Items listed in a dataset

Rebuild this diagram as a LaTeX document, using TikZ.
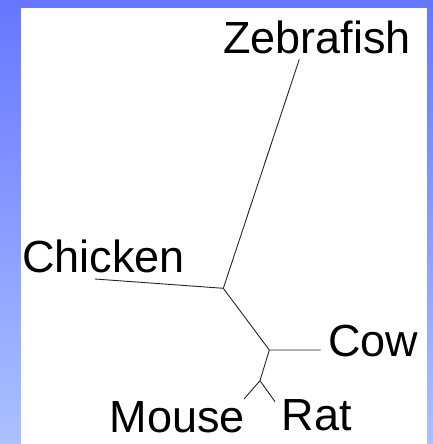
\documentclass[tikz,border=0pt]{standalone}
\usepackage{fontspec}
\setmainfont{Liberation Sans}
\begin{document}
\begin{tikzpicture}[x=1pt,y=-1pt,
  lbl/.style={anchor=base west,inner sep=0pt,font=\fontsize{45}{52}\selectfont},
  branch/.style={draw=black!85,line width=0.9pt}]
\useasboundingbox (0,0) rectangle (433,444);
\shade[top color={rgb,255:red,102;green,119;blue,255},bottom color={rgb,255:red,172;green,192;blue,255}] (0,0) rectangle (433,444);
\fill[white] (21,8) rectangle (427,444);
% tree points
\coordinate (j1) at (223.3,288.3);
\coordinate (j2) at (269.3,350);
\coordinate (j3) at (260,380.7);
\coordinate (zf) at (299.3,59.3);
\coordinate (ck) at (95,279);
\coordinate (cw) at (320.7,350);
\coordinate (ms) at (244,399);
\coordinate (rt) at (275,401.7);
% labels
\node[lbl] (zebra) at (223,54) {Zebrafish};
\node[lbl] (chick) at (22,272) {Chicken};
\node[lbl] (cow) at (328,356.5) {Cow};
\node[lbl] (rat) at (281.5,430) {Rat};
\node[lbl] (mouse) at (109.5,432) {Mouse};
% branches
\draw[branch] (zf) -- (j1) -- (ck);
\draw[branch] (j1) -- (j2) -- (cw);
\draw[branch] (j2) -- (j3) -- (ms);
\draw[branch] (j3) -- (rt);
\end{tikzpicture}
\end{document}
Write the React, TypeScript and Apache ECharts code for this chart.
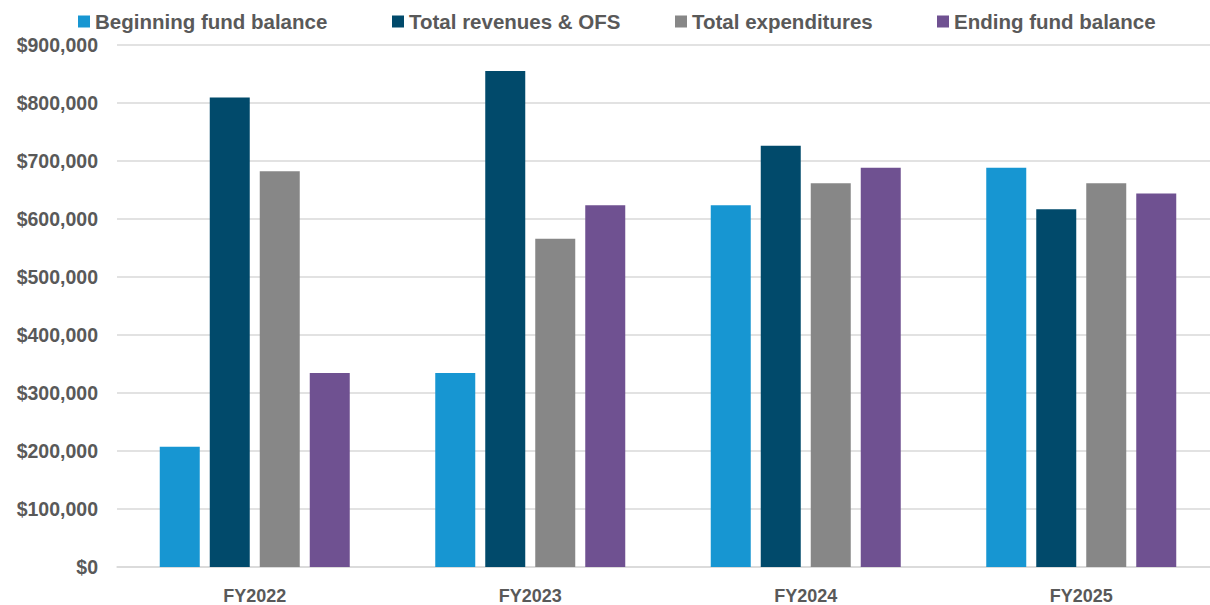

**Exercise prompt**
Reproduce the entries above word for word. Pictures stay out.

**Final result**
Rebuild this diagram as a LaTeX document, using TikZ.
\documentclass[tikz,border=0pt]{standalone}
\usepackage{fontspec}
\setmainfont{Liberation Sans}
\begin{document}
\begin{tikzpicture}[x=1pt,y=-1pt,
  lbl/.style={anchor=base west,inner sep=0pt,font=\fontsize{45}{52}\selectfont},
  branch/.style={draw=black!85,line width=0.9pt}]
\useasboundingbox (0,0) rectangle (433,444);
\shade[top color={rgb,255:red,102;green,119;blue,255},bottom color={rgb,255:red,172;green,192;blue,255}] (0,0) rectangle (433,444);
\fill[white] (21,8) rectangle (427,444);
% tree points
\coordinate (j1) at (223.3,288.3);
\coordinate (j2) at (269.3,350);
\coordinate (j3) at (260,380.7);
\coordinate (zf) at (299.3,59.3);
\coordinate (ck) at (95,279);
\coordinate (cw) at (320.7,350);
\coordinate (ms) at (244,399);
\coordinate (rt) at (275,401.7);
% labels
\node[lbl] (zebra) at (223,54) {Zebrafish};
\node[lbl] (chick) at (22,272) {Chicken};
\node[lbl] (cow) at (328,356.5) {Cow};
\node[lbl] (rat) at (281.5,430) {Rat};
\node[lbl] (mouse) at (109.5,432) {Mouse};
% branches
\draw[branch] (zf) -- (j1) -- (ck);
\draw[branch] (j1) -- (j2) -- (cw);
\draw[branch] (j2) -- (j3) -- (ms);
\draw[branch] (j3) -- (rt);
\end{tikzpicture}
\end{document}
Write the React, TypeScript and Apache ECharts code for this chart.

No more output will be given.